The school is pairing with Franklin BioScience, a large grower out of Denver, to create more consistent marijuana products and develop a cannabis education program for pharmacists, physicians, and students planning on entering the health professions.
Big marijuana is banking on Pennsylvania to become a major hub of the burgeoning legal cannabis sector, which last year was valued at $6.7 billion nationwide and is expected to balloon to over $21 billion by 2021, according to estimates by the Arcview Group.
When the commonwealth legalized medical marijuana last year, it was the first in the United States to include provisions for the academic study of the plant and its derivatives.
The law carves out eight permits for medical schools, which are called Academic Clinical Research Centers (ACRCs). But the interest for those slots among hospitals and universities has outpaced the number of permits. A green rush of companies is courting a wide range of health institutions in hopes of forging partnerships that each could be worth tens of millions of dollars.
These partnerships are also being assembled before the regulations are complete, so some deals could be made moot. The regulations to govern the academic permits are expected to be released in early January.
If the Pennsylvania Department of Health approves the partnerships, each cannabis company can operate a marijuana grow house, a processing facility that will turn plant materials into legal oils, and six dispensaries.
The prospect of the "Godzilla licenses" has irked the smaller 12 grower/processors and dozens of dispensaries that won permits in July after a grueling and highly competitive process. Under the current draft regulations governing ACRCs, there is no requirement for growers to be competitively scored by the state. Rumors have swirled for months about schools accepting millions of dollars from high-bidding cannabis companies in exchange for the use of their names.
Six Pennsylvania medical schools have struck deals to partner with marijuana growers, according to industry insiders. Those include Drexel, Temple, and Thomas Jefferson Universities, the University of Pennsylvania, the University of Pittsburgh Medical Center (UPMC) and Lake Erie College of Osteopathic Medicine (LECOM).
The potential revenues, and opportunities for research, have spurred smaller schools and independent hospitals to jockey for arrangements of their own. Last week, Children's Hospital of Philadelphia said it had joined with an Australian biopharmaceutical company to investigate the effectiveness of marijuana-derived medicines for autistic children.
Philadelphia College of Osteopathic Medicine said Friday it was "negotiating with several companies." A PCOM spokeswoman said she could not provide any additional details due to non-disclosure agreements.

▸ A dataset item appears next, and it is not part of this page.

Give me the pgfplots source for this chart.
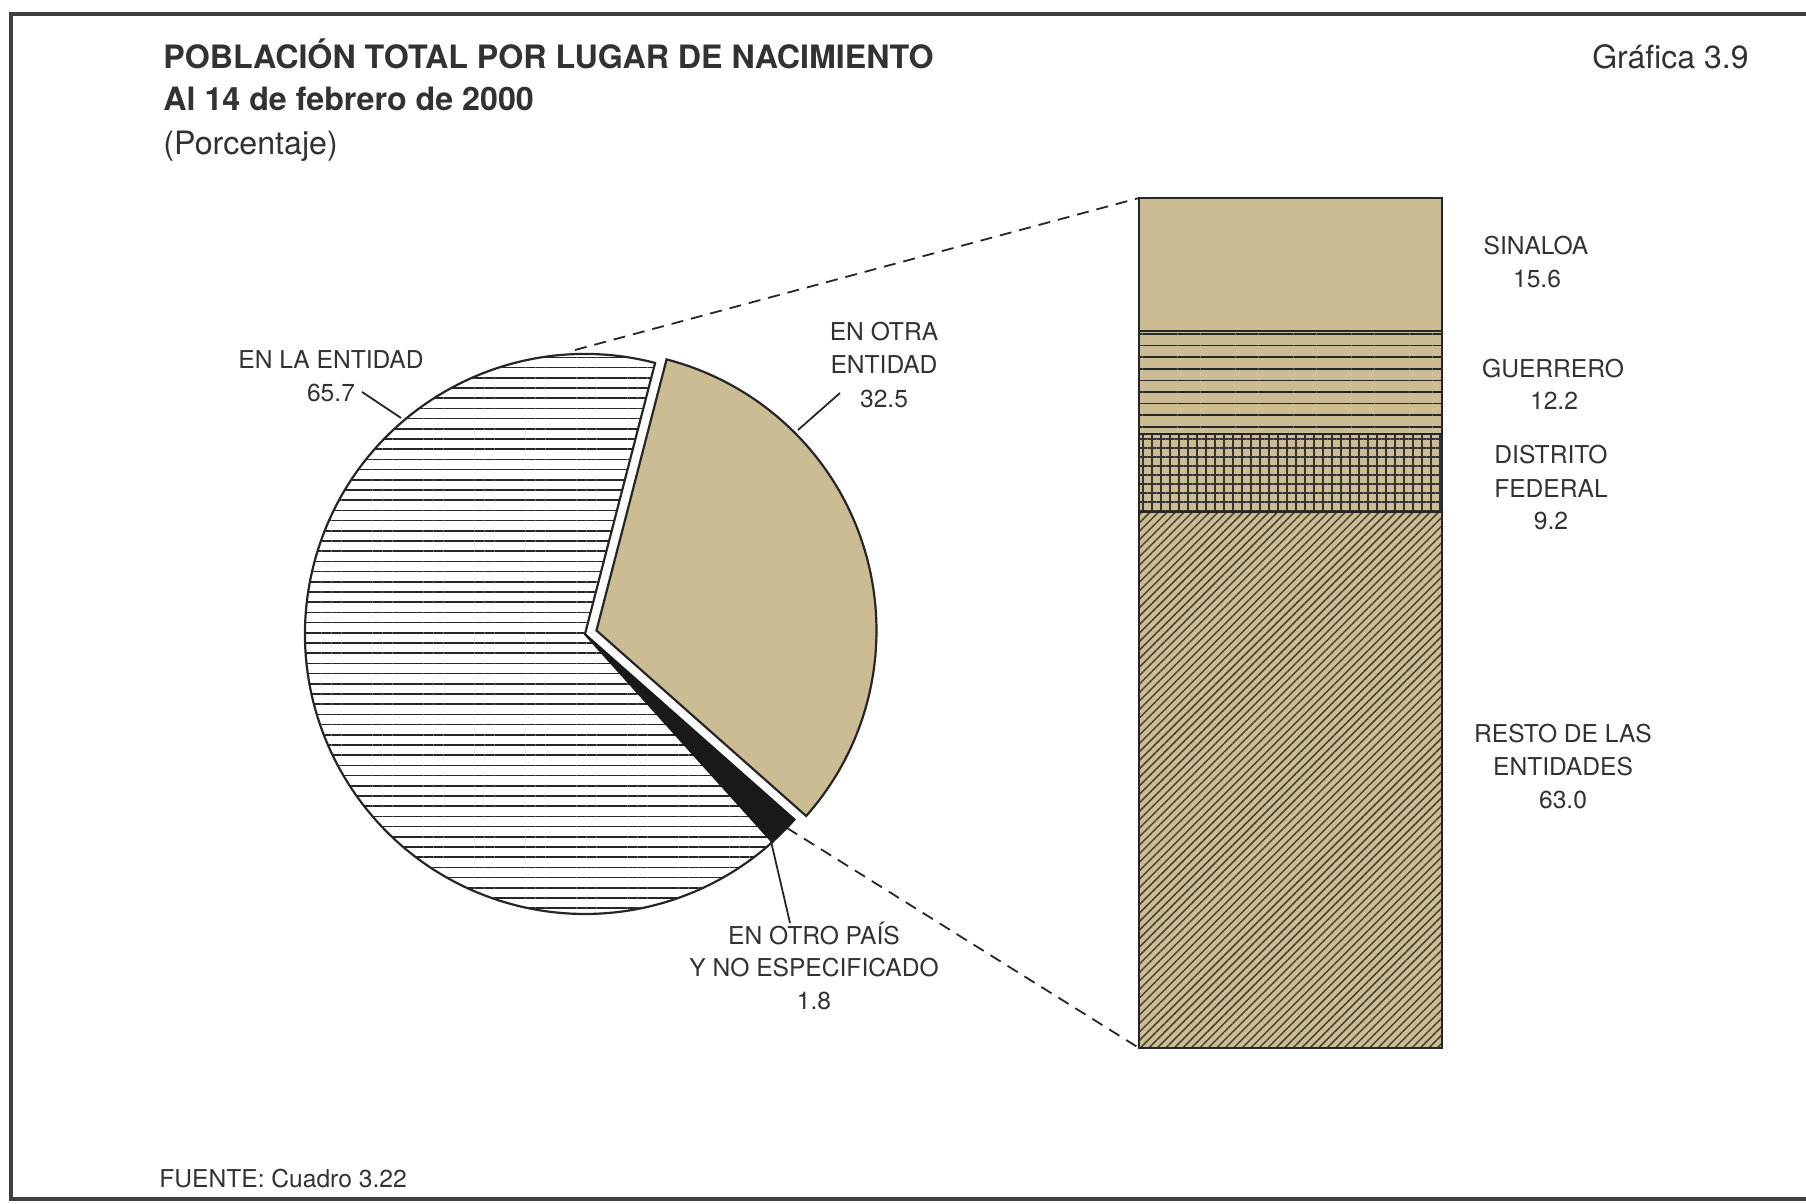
\documentclass[border=0pt]{standalone}
\usepackage{fontspec}
\setmainfont{TeX Gyre Heros}
\usepackage{pgfplots}
\pgfplotsset{compat=1.18}
\usepackage{pgfplotstable}
\usetikzlibrary{patterns.meta}
\definecolor{beige}{RGB}{203,188,148}
\definecolor{txt}{RGB}{50,50,50}
\definecolor{hatch}{RGB}{72,64,50}

% pie data (percent)
\pgfplotstableread{
cat val
entidad 65.7
otropais 1.8
otraentidad 32.5
}\pietab
\pgfplotstablegetelem{0}{val}\of\pietab \let\vA\pgfplotsretval
\pgfplotstablegetelem{1}{val}\of\pietab \let\vB\pgfplotsretval
\pgfplotstablegetelem{2}{val}\of\pietab \let\vC\pgfplotsretval
\pgfmathsetmacro{\aS}{75.5}
\pgfmathsetmacro{\aB}{\aS+3.6*\vA}
\pgfmathsetmacro{\aC}{\aB+3.6*\vB}
\pgfmathsetmacro{\aE}{\aC+3.6*\vC}
\pgfmathsetmacro{\aM}{(\aC+\aE)/2}

% bar data (percent of "en otra entidad")
\pgfplotstableread{
x resto df guerrero sinaloa
0 63.0 9.2 12.2 15.6
}\bartab

\newcommand{\lab}{\fontsize{12.3}{14.6}\selectfont\color{txt}}

\begin{document}
\begin{tikzpicture}
\begin{axis}[at={(0pt,0pt)}, anchor=south west, width=903pt, height=602pt,
  scale only axis, xmin=0, xmax=1806, ymin=0, ymax=1204, hide axis, clip=false]
% frame
\draw[black!75, line width=1.6pt] (axis cs:1830,1190) -- (axis cs:11,1190) -- (axis cs:11,5) -- (axis cs:1830,5);
% titles
\node[anchor=base west, inner sep=0pt, font=\fontsize{16.1}{19}\selectfont\bfseries, text=txt] at (axis cs:163,1135) {POBLACIÓN TOTAL POR LUGAR DE NACIMIENTO};
\node[anchor=base west, inner sep=0pt, font=\fontsize{16.1}{19}\selectfont\bfseries, text=txt] at (axis cs:163,1093) {Al 14 de febrero de 2000};
\node[anchor=base west, inner sep=0pt, font=\fontsize{16.1}{19}\selectfont, text=txt] at (axis cs:163,1049) {(Porcentaje)};
\node[anchor=base east, inner sep=0pt, font=\fontsize{16}{19}\selectfont, text=txt] at (axis cs:1749,1135) {Gráfica 3.9};
\node[anchor=base west, inner sep=0pt, font=\fontsize{12.3}{14}\selectfont, text=txt] at (axis cs:159,16) {FUENTE: Cuadro 3.22};
% dashed connectors
\draw[black!85, line width=0.9pt, dash pattern=on 6pt off 4pt] (axis cs:575,854) -- (axis cs:1139,1006);
\draw[black!85, line width=0.9pt, dash pattern=on 6pt off 4pt] (axis cs:787,376) -- (axis cs:1139,156);
% pie: en la entidad
\path[preaction={fill=white}, pattern={Lines[angle=0,distance=5.1pt,line width=0.75pt]}, pattern color=black!85,
  draw=black!85, line width=1.1pt]
  (axis cs:585,570) -- ++(\aS:140pt) arc[start angle=\aS, end angle=\aB, radius=140pt] -- cycle;
% pie: en otro pais
\filldraw[fill=black!90, draw=black!90, line width=0.9pt]
  (axis cs:585,570) -- ++(\aB:140pt) arc[start angle=\aB, end angle=\aC, radius=140pt] -- cycle;
% pie: en otra entidad (exploded)
\filldraw[fill=beige, draw=black!85, line width=1.1pt]
  ([shift={(\aM:6pt)}]axis cs:585,570) -- ++(\aC:140pt) arc[start angle=\aC, end angle=\aE, radius=140pt] -- cycle;
% leader lines
\draw[black!85, line width=0.9pt] (axis cs:362,812) -- (axis cs:401,786);
\draw[black!85, line width=0.9pt] (axis cs:840,811) -- (axis cs:798,774);
\draw[black!85, line width=0.9pt] (axis cs:770,367) -- (axis cs:790,281);
% pie labels
\node[anchor=base, inner sep=0pt, font=\lab] at (axis cs:331,835) {EN LA ENTIDAD};
\node[anchor=base, inner sep=0pt, font=\lab] at (axis cs:331,802) {65.7};
\node[anchor=base, inner sep=0pt, font=\lab] at (axis cs:884,863) {EN OTRA};
\node[anchor=base, inner sep=0pt, font=\lab] at (axis cs:884,830) {ENTIDAD};
\node[anchor=base, inner sep=0pt, font=\lab] at (axis cs:884,796) {32.5};
\node[anchor=base, inner sep=0pt, font=\lab] at (axis cs:814,259) {EN OTRO PAÍS};
\node[anchor=base, inner sep=0pt, font=\lab] at (axis cs:814,227) {Y NO ESPECIFICADO};
\node[anchor=base, inner sep=0pt, font=\lab] at (axis cs:814,194) {1.8};
% bar labels
\node[anchor=base, inner sep=0pt, font=\lab] at (axis cs:1536,949) {SINALOA};
\node[anchor=base, inner sep=0pt, font=\lab] at (axis cs:1537,916) {15.6};
\node[anchor=base, inner sep=0pt, font=\lab] at (axis cs:1553,826) {GUERRERO};
\node[anchor=base, inner sep=0pt, font=\lab] at (axis cs:1554,794) {12.2};
\node[anchor=base, inner sep=0pt, font=\lab] at (axis cs:1551,740) {DISTRITO};
\node[anchor=base, inner sep=0pt, font=\lab] at (axis cs:1551,706) {FEDERAL};
\node[anchor=base, inner sep=0pt, font=\lab] at (axis cs:1551,674) {9.2};
\node[anchor=base, inner sep=0pt, font=\lab] at (axis cs:1563,461) {RESTO DE LAS};
\node[anchor=base, inner sep=0pt, font=\lab] at (axis cs:1563,428) {ENTIDADES};
\node[anchor=base, inner sep=0pt, font=\lab] at (axis cs:1563,395) {63.0};
\end{axis}

\begin{axis}[at={(569.5pt,78pt)}, anchor=south west, width=151.5pt, height=425pt,
  scale only axis, ybar stacked, bar width=151.5pt, xmin=-0.5, xmax=0.5,
  ymin=0, ymax=100, hide axis, clip=false]
\addplot[preaction={fill=beige}, pattern={Lines[angle=45,distance=3pt,line width=0.75pt]}, pattern color=hatch,
  draw=black!85, line width=1pt] table[x=x,y=resto]{\bartab};
\addplot[preaction={fill=beige}, pattern={Hatch[angle=0,distance=4.5pt,line width=0.7pt]}, pattern color=black!80,
  draw=black!85, line width=1pt] table[x=x,y=df]{\bartab};
\addplot[preaction={fill=beige}, pattern={Lines[angle=0,distance=5.8pt,line width=0.75pt]}, pattern color=black!85,
  draw=black!85, line width=1pt] table[x=x,y=guerrero]{\bartab};
\addplot[fill=beige, draw=black!85, line width=1pt] table[x=x,y=sinaloa]{\bartab};
\end{axis}
\pgfresetboundingbox
\path[use as bounding box] (0,0) rectangle (903pt,602pt);
\end{tikzpicture}
\end{document}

Franklin BioScience, the USciences partner, won permits in July to open three medical marijuana dispensaries in Southeastern Pennsylvania. The first of those is set to open in Bristol in early 2018. Two additional sites are pending state approval. It also operates grow houses in Colorado and Nevada and markets the cannabis brands Lucky Edibles and Altus Labs.
The collaboration will also include "significant" research to create medical marijuana products "with more consistency and reliability," said Helena Yardley, Franklin BioScience's head of scientific research operations. "Pennsylvania, with their educational facilities, is in a powerful position to be one of the R&D capitals of this industry."
The partnership will build on the work of the school's Substance Use Disorders Institute, said Andrew Peterson, a USciences dean. USciences already offers the certification courses for health-care providers who want to recommend medical marijuana to their patients.